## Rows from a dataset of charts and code
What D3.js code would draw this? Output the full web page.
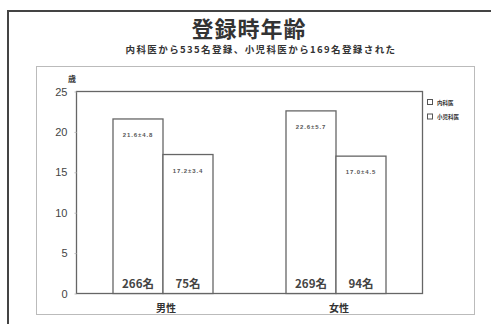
<!DOCTYPE html>
<html>
<head>
<meta charset="utf-8">
<script src="https://cdn.jsdelivr.net/npm/d3@7"></script>
<style>
  html, body { margin: 0; padding: 0; background: #fff; }
  svg { display: block; font-family: "Noto Sans CJK JP", "Noto Sans", sans-serif; }
</style>
</head>
<body>
<svg id="chart" width="491" height="324"></svg>
<script>
// Age at registration, by sex and specialty
const groups = ["男性", "女性"];
const series = ["内科医", "小児科医"];
const meanAge = [
  [21.6, 17.2],   // 男性: 内科医, 小児科医
  [22.6, 17.0]    // 女性: 内科医, 小児科医
];
const sdAge = [
  [4.8, 3.4],
  [5.7, 4.5]
];
const counts = [
  [266, 75],
  [269, 94]
];
const yTicks = [0, 5, 10, 15, 20, 25];

const svg = d3.select("#chart");
const ink = "#333";

// outer frame
svg.append("path")
  .attr("d", "M8,324 L8,11 L491,11")
  .attr("fill", "none").attr("stroke", "#444").attr("stroke-width", 2);

// chart area
svg.append("rect")
  .attr("x", 36.5).attr("y", 66.5).attr("width", 438).attr("height", 248)
  .attr("fill", "none").attr("stroke", "#bbb").attr("stroke-width", 1);

// titles
svg.append("text").attr("x", 249).attr("y", 37).attr("text-anchor", "middle")
  .attr("font-size", 22).attr("font-weight", "bold").attr("fill", ink)
  .attr("letter-spacing", 1)
  .text("登録時年齢");
svg.append("text").attr("x", 261).attr("y", 53).attr("text-anchor", "middle")
  .attr("font-size", 9.5).attr("font-weight", "bold").attr("fill", ink)
  .attr("letter-spacing", 1.4)
  .text("内科医から535名登録、小児科医から169名登録された");

const plot = { left: 76.5, right: 422.5, top: 91.5, bottom: 293.5 };

const x0 = d3.scaleBand().domain(groups).range([plot.left, plot.right]).padding(0);
const x1 = d3.scaleBand().domain(series).range([0, x0.bandwidth()]).paddingInner(0).paddingOuter(0.73);
const y = d3.scaleLinear().domain([0, 25]).range([plot.bottom, plot.top]);

// plot frame
svg.append("rect")
  .attr("x", plot.left).attr("y", plot.top)
  .attr("width", plot.right - plot.left).attr("height", plot.bottom - plot.top)
  .attr("fill", "none").attr("stroke", "#666").attr("stroke-width", 1.3);

// y axis
const yAxis = svg.append("g").attr("transform", `translate(${plot.left},0)`)
  .call(d3.axisLeft(y).tickValues(yTicks).tickSize(2).tickPadding(7).tickFormat(d3.format("d")));
yAxis.select(".domain").remove();
yAxis.selectAll(".tick line").attr("stroke", "#bbb");
yAxis.selectAll(".tick text").attr("font-size", 11).attr("fill", "#444")
  .attr("font-family", "Liberation Sans, Arial, sans-serif");

// unit label
svg.append("text").attr("x", 72).attr("y", 82).attr("text-anchor", "middle")
  .attr("font-size", 8).attr("font-weight", "bold").attr("fill", ink).text("歳");

// bars
const g = svg.append("g").selectAll("g").data(groups).join("g")
  .attr("transform", d => `translate(${x0(d)},0)`);

g.each(function(grp, gi) {
  const sel = d3.select(this);
  series.forEach((s, si) => {
    const v = meanAge[gi][si];
    const bx = x1(s);
    const bw = x1.bandwidth();
    sel.append("rect")
      .attr("x", bx).attr("y", y(v))
      .attr("width", bw).attr("height", y(0) - y(v))
      .attr("fill", "#fff").attr("stroke", "#666").attr("stroke-width", 1.3);
    sel.append("text")
      .attr("x", bx + bw / 2).attr("y", y(v) + 18)
      .attr("text-anchor", "middle").attr("font-size", 6).attr("font-weight", "bold")
      .attr("letter-spacing", 0.9)
      .attr("fill", "#555").attr("font-family", "Liberation Sans, Arial, sans-serif")
      .text(`${v.toFixed(1)}±${sdAge[gi][si].toFixed(1)}`);
    sel.append("text")
      .attr("x", bx + bw / 2).attr("y", y(0) - 6)
      .attr("text-anchor", "middle").attr("font-size", 11.5).attr("font-weight", "bold")
      .attr("fill", "#444")
      .text(`${counts[gi][si]}名`);
  });
  sel.append("text")
    .attr("x", x0.bandwidth() / 2 + 3).attr("y", plot.bottom + 18)
    .attr("text-anchor", "middle").attr("font-size", 10).attr("font-weight", "bold")
    .attr("fill", ink).text(grp);
});

// legend
const lg = svg.append("g").attr("transform", "translate(427,99)");
series.forEach((s, i) => {
  lg.append("rect").attr("x", 0.5).attr("y", i * 14.5 + 0.5).attr("width", 5).attr("height", 5)
    .attr("fill", "#fff").attr("stroke", "#555").attr("stroke-width", 1);
  lg.append("text").attr("x", 10).attr("y", i * 14.5 + 5.5)
    .attr("font-size", 5.5).attr("font-weight", "bold").attr("fill", ink).text(s);
});
</script>
</body>
</html>
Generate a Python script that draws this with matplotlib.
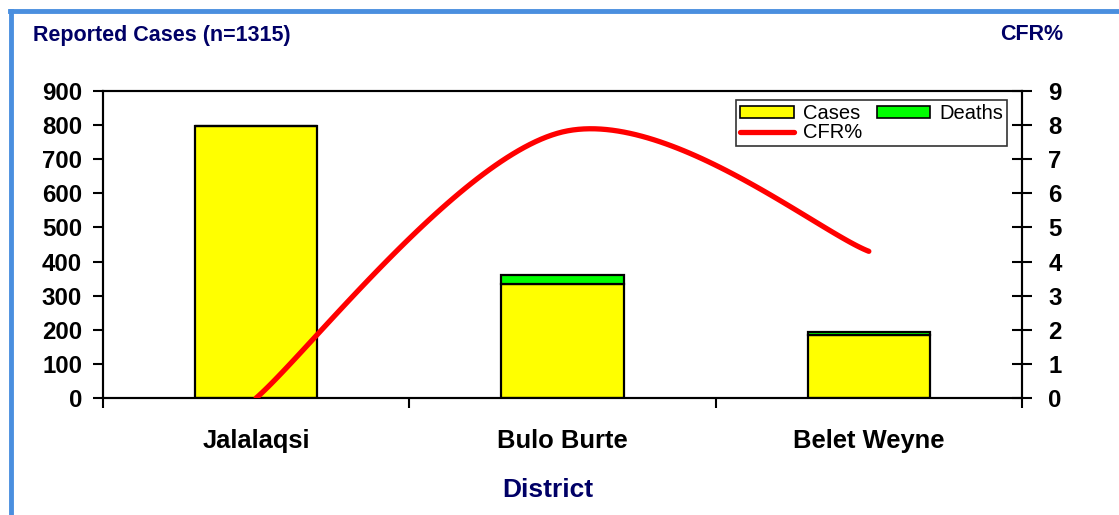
import numpy as np
import matplotlib.pyplot as plt
from matplotlib.lines import Line2D
from matplotlib.patches import Patch

plt.rcParams['font.family'] = ['Liberation Sans', 'DejaVu Sans']

districts = ['Jalalaqsi', 'Bulo Burte', 'Belet Weyne']
cases = [796, 333, 186]
deaths = [0, 29, 8]
cfr = [0.0, 7.8, 4.3]

navy = '#000066'


def excel_smooth(xs, ys, n=60):
    # bezier smoothing like a spreadsheet "smoothed line"
    pts = np.column_stack([xs, ys]).astype(float)
    out = []
    for i in range(len(pts) - 1):
        p0 = pts[max(i - 1, 0)]
        p1 = pts[i]
        p2 = pts[i + 1]
        p3 = pts[min(i + 2, len(pts) - 1)]
        c1 = p1 + (p2 - p0) / 6
        c2 = p2 - (p3 - p1) / 6
        t = np.linspace(0, 1, n)[:, None]
        seg = ((1 - t) ** 3) * p1 + 3 * ((1 - t) ** 2) * t * c1 \
            + 3 * (1 - t) * t ** 2 * c2 + t ** 3 * p2
        out.append(seg if i == 0 else seg[1:])
    seg = np.vstack(out)
    return seg[:, 0], seg[:, 1]


fig = plt.figure(figsize=(11.19, 5.15), dpi=100)
ax = fig.add_axes([103 / 1119, 117 / 515, 919 / 1119, 307 / 515])
ax2 = ax.twinx()

x = np.arange(len(districts))
ax.bar(x, cases, width=0.40, color='#ffff00', edgecolor='black', linewidth=1.6, zorder=2)
ax.bar(x, deaths, width=0.40, bottom=cases, color='#00ff00', edgecolor='black',
       linewidth=1.6, zorder=2)

sx, sy = excel_smooth(x, cfr)
ax2.plot(sx, sy, color='#ff0000', linewidth=3.8, solid_capstyle='round', zorder=3)

ax.set_xlim(-0.5, 2.5)
ax.set_ylim(0, 900)
ax2.set_ylim(0, 9)
ax.set_yticks(np.arange(0, 901, 100))
ax2.set_yticks(np.arange(0, 10, 1))

ax.set_xticks([-0.5, 0.5, 1.5, 2.5])
ax.set_xticklabels([])
ax.set_xticks(x, minor=True)
ax.set_xticklabels(districts, minor=True, fontsize=18.4, fontweight='bold')
ax.tick_params(axis='x', which='major', direction='out', length=7, width=1.5)
ax.tick_params(axis='x', which='minor', length=0, pad=22)
ax.tick_params(axis='y', direction='out', length=7, width=1.5, pad=8,
               labelsize=17.3)
ax2.tick_params(axis='y', direction='inout', length=14, width=1.5, pad=12,
                labelsize=17.3)
for lab in ax.get_yticklabels() + ax2.get_yticklabels():
    lab.set_fontweight('bold')

for a in (ax, ax2):
    for s in a.spines.values():
        s.set_linewidth(1.5)

handles = [Patch(facecolor='#ffff00', edgecolor='black', linewidth=1.2),
           Line2D([0], [0], color='#ff0000', linewidth=3.8, solid_capstyle='round'),
           Patch(facecolor='#00ff00', edgecolor='black', linewidth=1.2)]
labels = ['Cases', 'CFR%', 'Deaths']
leg = ax2.legend(handles, labels, ncol=2, loc='upper right',
                 bbox_to_anchor=(0.984, 0.970), fontsize=14.5, frameon=True,
                 fancybox=False, edgecolor='black', borderpad=0.2,
                 labelspacing=0.0, handlelength=2.65, handleheight=0.5,
                 handletextpad=0.45, columnspacing=0.75, borderaxespad=0)
leg.get_frame().set_linewidth(1.2)

fig.text(33 / 1119, 1 - 35 / 515, 'Reported Cases (n=1315)', color=navy,
         fontsize=15.5, fontweight='bold', va='center', ha='left')
fig.text(1063 / 1119, 1 - 35 / 515, 'CFR%', color=navy,
         fontsize=15.5, fontweight='bold', va='center', ha='right')
fig.text(548 / 1119, 1 - 490 / 515, 'District', color=navy,
         fontsize=19, fontweight='bold', va='center', ha='center')

# blue frame on the left and top
fig.add_artist(Line2D([11 / 1119, 11 / 1119], [0, 1 - 11 / 515],
                      color='#4a8fdf', linewidth=3.5))
fig.add_artist(Line2D([9.5 / 1119, 1], [1 - 11 / 515, 1 - 11 / 515],
                      color='#4a8fdf', linewidth=3.5))

fig.savefig('out.png', dpi=100)
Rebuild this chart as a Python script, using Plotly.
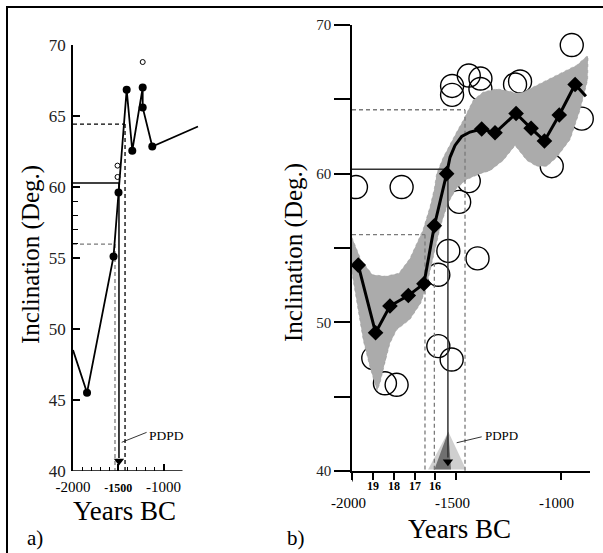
import plotly.graph_objects as go

W, H = 603, 553
SERIF = "Liberation Serif"


def fx(p):
    return p / W


def fy(p):
    return 1 - p / H


# ---------------- panel a: archaeomagnetic inclination record ----------------
a_years = [-2000, -1845, -1552, -1497, -1407, -1345, -1230, -1230, -1124, -619]
a_incl = [48.5, 45.5, 55.1, 59.6, 66.85, 62.55, 67.0, 65.6, 62.85, 64.26]
a_dot_years = [-1845, -1552, -1497, -1407, -1345, -1230, -1230, -1124]
a_dot_incl = [45.5, 55.1, 59.6, 66.85, 62.55, 67.0, 65.6, 62.85]
a_open_years = [-1508, -1508, -1230]
a_open_incl = [60.7, 61.5, 68.8]

# panel a reference levels / dates
a_level_mid, a_date_mid = 60.27, -1492
a_level_low, a_date_low = 55.97, -1536
a_level_high, a_date_high = 64.43, -1425

# ---------------- panel b: individual results and mean curve ----------------
b_circ_years = [-1762, -1898, -1842, -1786, -1538, -1586, -1398, -1486, -1440,
                -1586, -1522, -1520, -1520, -1440, -1384, -1384, -1218, -1194,
                -946, -898, -1042]
b_circ_incl = [59.1, 47.6, 45.9, 45.8, 54.8, 53.2, 54.3, 58.1, 59.5,
               48.4, 47.5, 65.9, 65.3, 66.6, 66.4, 65.7, 66.0, 66.2,
               68.65, 63.7, 60.5]
b_circ_edge_years = [-1981]        # clipped at the axis
b_circ_edge_incl = [59.1]
b_circ_out_years = [-2015]         # drawn over the axis
b_circ_out_incl = [49.75]

b_mean_years = [-1970, -1887, -1818, -1730, -1655, -1605, -1546, -1530, -1506,
                -1474, -1434, -1378, -1314, -1213, -1141, -1077, -1006, -930, -878]
b_mean_incl = [53.85, 49.3, 51.1, 51.8, 52.6, 56.5, 60.0, 61.1, 61.9,
               62.5, 62.8, 63.0, 62.75, 64.05, 63.05, 62.2, 63.95, 66.0, 65.2]
b_dia_years = [-1970, -1887, -1818, -1730, -1655, -1605, -1546, -1378, -1314,
               -1213, -1141, -1077, -1006, -930]
b_dia_incl = [53.85, 49.3, 51.1, 51.8, 52.6, 56.5, 60.0, 63.0, 62.75,
              64.05, 63.05, 62.2, 63.95, 66.0]

b_up_years = [-2000, -1957, -1902, -1838, -1775, -1722, -1660, -1625, -1605,
              -1594, -1562, -1530, -1498, -1466, -1418, -1370, -1306, -1258,
              -1210, -1178, -1114, -1050, -987, -922, -874, -868]
b_up_incl = [55.7, 54.2, 53.2, 53.1, 53.3, 54.3, 56.2, 57.8, 59.0,
             60.0, 61.1, 62.0, 62.8, 63.6, 64.95, 65.5, 65.7, 65.6,
             65.4, 65.5, 65.96, 66.4, 66.85, 67.3, 67.9, 67.9]
b_lo_years = [-870, -906, -954, -1018, -1066, -1114, -1162, -1218, -1274, -1338,
              -1386, -1450, -1500, -1540, -1575, -1610, -1640, -1670, -1722,
              -1786, -1818, -1842, -1866, -1880, -1914, -1946, -1977, -2000]
b_lo_incl = [66.3, 64.3, 62.3, 61.1, 60.5, 60.5, 60.9, 61.9, 60.9, 60.2,
             60.0, 59.6, 59.0, 58.0, 56.5, 54.3, 52.6, 51.3, 50.2,
             49.5, 48.6, 47.3, 45.9, 45.4, 47.0, 48.8, 51.5, 53.3]

# century ticks and labelled dates on the panel b time axis
b_century_years = [-1900, -1800, -1700, -1600]
b_century_text = ["19", "18", "17", "16"]
b_date_ticks = [-2000, -1500, -1000]

# panel b reference levels / dates
b_level_mid, b_date_mid = 60.3, -1540
b_level_low, b_date_low, b_date_low2 = 55.9, -1650, -1605
b_low2_top = 54.0
b_level_high, b_date_high = 64.3, -1458

# PDPD probability wedge
pdpd_light_years = [-1635, -1538, -1453]
pdpd_dark_years = [-1605, -1538, -1525]
pdpd_incl = [40.1, 42.64, 40.1]

fig = go.Figure()

XA, YA = dict(xaxis="x", yaxis="y"), dict(xaxis="x2", yaxis="y2")
GRAY_DASH = "#7a7a7a"


def seg(xs, ys, color="black", width=1.5, dash="solid", axes=XA):
    fig.add_trace(go.Scatter(x=xs, y=ys, mode="lines", hoverinfo="skip",
                             line=dict(color=color, width=width, dash=dash),
                             showlegend=False, **axes))


# ---- panel a traces ----
seg([-2000, a_date_low], [a_level_low] * 2, GRAY_DASH, 1.3, "4px,3px")
seg([a_date_low] * 2, [a_level_low, 40], GRAY_DASH, 1.3, "4px,3px")
seg([-2000, a_date_high], [a_level_high] * 2, "black", 1.3, "4px,3px")
seg([a_date_high] * 2, [a_level_high, 40], "black", 1.3, "4px,3px")
seg([-2000, a_date_mid], [a_level_mid] * 2, "black", 1.5)
seg([a_date_mid] * 2, [a_level_mid, 40.9], "black", 1.5)
fig.add_trace(go.Scatter(x=[a_date_mid], y=[40.68], mode="markers", showlegend=False,
                         marker=dict(symbol="triangle-down", size=9, color="black"), **XA))
fig.add_trace(go.Scatter(x=a_years, y=a_incl, mode="lines", showlegend=False,
                         line=dict(color="black", width=1.8), **XA))
fig.add_trace(go.Scatter(x=a_dot_years, y=a_dot_incl, mode="markers", showlegend=False,
                         marker=dict(size=8, color="black"), **XA))
fig.add_trace(go.Scatter(x=a_open_years, y=a_open_incl, mode="markers", showlegend=False,
                         marker=dict(size=5, color="rgba(0,0,0,0)",
                                     line=dict(color="black", width=1)), **XA))
seg([-1462, -1187], [42.0, 42.7], "black", 0.8)

# ---- panel b traces ----
circle_style = dict(size=23, color="rgba(0,0,0,0)", line=dict(color="black", width=1.4))
fig.add_trace(go.Scatter(x=b_circ_years, y=b_circ_incl, mode="markers", showlegend=False,
                         marker=circle_style, cliponaxis=False, **YA))
fig.add_trace(go.Scatter(x=b_circ_out_years, y=b_circ_out_incl, mode="markers",
                         showlegend=False, marker=circle_style, cliponaxis=False, **YA))
fig.add_trace(go.Scatter(x=b_circ_edge_years, y=b_circ_edge_incl, mode="markers",
                         showlegend=False, marker=circle_style, cliponaxis=True, **YA))
fig.add_trace(go.Scatter(x=b_up_years + b_lo_years, y=b_up_incl + b_lo_incl,
                         mode="lines", fill="toself", fillcolor="#ababab",
                         line=dict(color="#9a9a9a", width=0.6, dash="dot"),
                         showlegend=False, **YA))
fig.add_trace(go.Scatter(x=pdpd_light_years, y=pdpd_incl, mode="lines", fill="toself",
                         fillcolor="#cfcfcf", line=dict(width=0), showlegend=False, **YA))
fig.add_trace(go.Scatter(x=pdpd_dark_years, y=pdpd_incl, mode="lines", fill="toself",
                         fillcolor="#707070", line=dict(width=0), showlegend=False, **YA))
seg([-2000, b_date_low], [b_level_low] * 2, GRAY_DASH, 1.3, "4px,3px", YA)
seg([b_date_low] * 2, [b_level_low, 40], GRAY_DASH, 1.3, "4px,3px", YA)
seg([b_date_low2] * 2, [b_low2_top, 40], GRAY_DASH, 1.3, "4px,3px", YA)
seg([-2000, b_date_high], [b_level_high] * 2, GRAY_DASH, 1.3, "4px,3px", YA)
seg([b_date_high] * 2, [b_level_high, 40], GRAY_DASH, 1.3, "4px,3px", YA)
seg([-2000, b_date_mid], [b_level_mid] * 2, "#333333", 1.5, axes=YA)
seg([b_date_mid] * 2, [b_level_mid, 40.9], "#333333", 1.5, axes=YA)
fig.add_trace(go.Scatter(x=[b_date_mid], y=[40.63], mode="markers", showlegend=False,
                         marker=dict(symbol="triangle-down", size=9, color="black"), **YA))
fig.add_trace(go.Scatter(x=b_mean_years, y=b_mean_incl, mode="lines", showlegend=False,
                         line=dict(color="black", width=3), **YA))
fig.add_trace(go.Scatter(x=b_dia_years, y=b_dia_incl, mode="markers", showlegend=False,
                         marker=dict(symbol="diamond", size=12, color="black"), **YA))
seg([-1498, -1378], [41.9, 42.3], "black", 0.8, axes=YA)

tick_font = dict(family=SERIF, size=15, color="black")
a_minor_x = [-1900, -1800, -1700, -1600, -1400, -1300, -1200, -1100]

fig.update_layout(
    width=W, height=H, margin=dict(l=0, r=0, t=0, b=0, pad=0, autoexpand=False),
    paper_bgcolor="white", plot_bgcolor="rgba(0,0,0,0)", showlegend=False,
    font=dict(family=SERIF, color="black"),
    xaxis=dict(domain=[fx(73), fx(200)], range=[-2000, -2000 + 127 / 0.0905],
               showline=False, showgrid=False, zeroline=False, automargin=False,
               ticks="inside", ticklen=7, tickwidth=1.5, tickcolor="black",
               tickvals=[-2000, -1500, -1000],
               ticktext=["-2000", "<span style='font-size:12px'><b>-1500</b></span>", "-1000"],
               tickfont=tick_font, ticklabelstandoff=5,
               minor=dict(tickvals=a_minor_x, ticks="inside", ticklen=4,
                          tickwidth=1.3, tickcolor="black"),
               anchor="y"),
    yaxis=dict(domain=[fy(470.7), fy(45)], range=[40, 70],
               showline=True, linewidth=1.5, linecolor="black",
               showgrid=False, zeroline=False, automargin=False,
               ticks="inside", ticklen=7, tickwidth=1.5, tickcolor="black",
               tickvals=[40, 45, 50, 55, 60, 65, 70],
               tickfont=dict(family=SERIF, size=17, color="#222"),
               ticklabelstandoff=2,
               minor=dict(tickvals=[56, 57, 58, 59], ticks="inside", ticklen=5,
                          tickwidth=1.2, tickcolor="black"),
               anchor="x"),
    xaxis2=dict(domain=[fx(352), fx(590)], range=[-2000, -2000 + 238 / 0.2085],
                showline=True, linewidth=1.5, linecolor="black",
                showgrid=False, zeroline=False, automargin=False,
                ticks="outside", ticklen=7, tickwidth=1.5, tickcolor="black",
                tickvals=b_date_ticks + b_century_years, showticklabels=False,
                anchor="y2"),
    yaxis2=dict(domain=[fy(471), fy(25)], range=[40, 70],
                showline=True, linewidth=1.5, linecolor="black",
                showgrid=False, zeroline=False, automargin=False,
                ticks="outside", ticklen=16, tickwidth=1.5, tickcolor="black",
                tickvals=[40, 45, 50, 55, 60, 65, 70],
                ticktext=["40", "", "50", "", "60", "", "70"],
                tickfont=dict(family=SERIF, size=15, color="#222"), anchor="x2"),
)

# panel a x-axis line (shorter than the plotting window)
fig.add_shape(type="line", xref="x", yref="y", x0=-2000, x1=-790, y0=40, y1=40,
              line=dict(color="black", width=1.5))
# -2000 tick of panel b runs a little longer
fig.add_shape(type="line", xref="x2", yref="paper", x0=-2000, x1=-2000,
              y0=fy(471), y1=fy(481.5), line=dict(color="black", width=1.5))
# outer frame
fig.add_shape(type="path", xref="paper", yref="paper",
              path=f"M {fx(7)} 0 L {fx(7)} {fy(7)} L 1 {fy(7)}",
              line=dict(color="black", width=2))

ann = []


def label(text, x, y, size, xref="paper", yref="paper", angle=0, xshift=0, **kw):
    ann.append(dict(text=text, x=x, y=y, xref=xref, yref=yref, showarrow=False,
                    textangle=angle, xshift=xshift,
                    font=dict(family=SERIF, size=size, color="black"),
                    xanchor="center", yanchor="middle", **kw))


for v in b_date_ticks:
    label(str(v), v, fy(503), 15, xref="x2", xshift=-4)
for v, t in zip(b_century_years, b_century_text):
    label(f"<b>{t}</b>", v, fy(486), 12, xref="x2")
label("Years BC", fx(124), fy(511), 27)
label("Years BC", fx(459), fy(529), 27)
label("Inclination (Deg.)", fx(31), fy(255), 25, angle=-90)
label("Inclination (Deg.)", fx(294), fy(253), 25, angle=-90)
label("a)", fx(35), fy(538), 21)
label("b)", fx(296), fy(538), 21)
label("PDPD", -972, 42.5, 13.5, xref="x", yref="y")
label("PDPD", -1283, 42.4, 13, xref="x2", yref="y2")
fig.update_layout(annotations=ann)

fig.write_html("out.html")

## INSTRUCTION
Above are records; repeat only the lines from the line with "Generate a Python" through the line with "navy = '#000066'", and leave pictures out.

## FULL SOLUTION
Generate a Python script that draws this with matplotlib.
import numpy as np
import matplotlib.pyplot as plt
from matplotlib.lines import Line2D
from matplotlib.patches import Patch

plt.rcParams['font.family'] = ['Liberation Sans', 'DejaVu Sans']

districts = ['Jalalaqsi', 'Bulo Burte', 'Belet Weyne']
cases = [796, 333, 186]
deaths = [0, 29, 8]
cfr = [0.0, 7.8, 4.3]

navy = '#000066'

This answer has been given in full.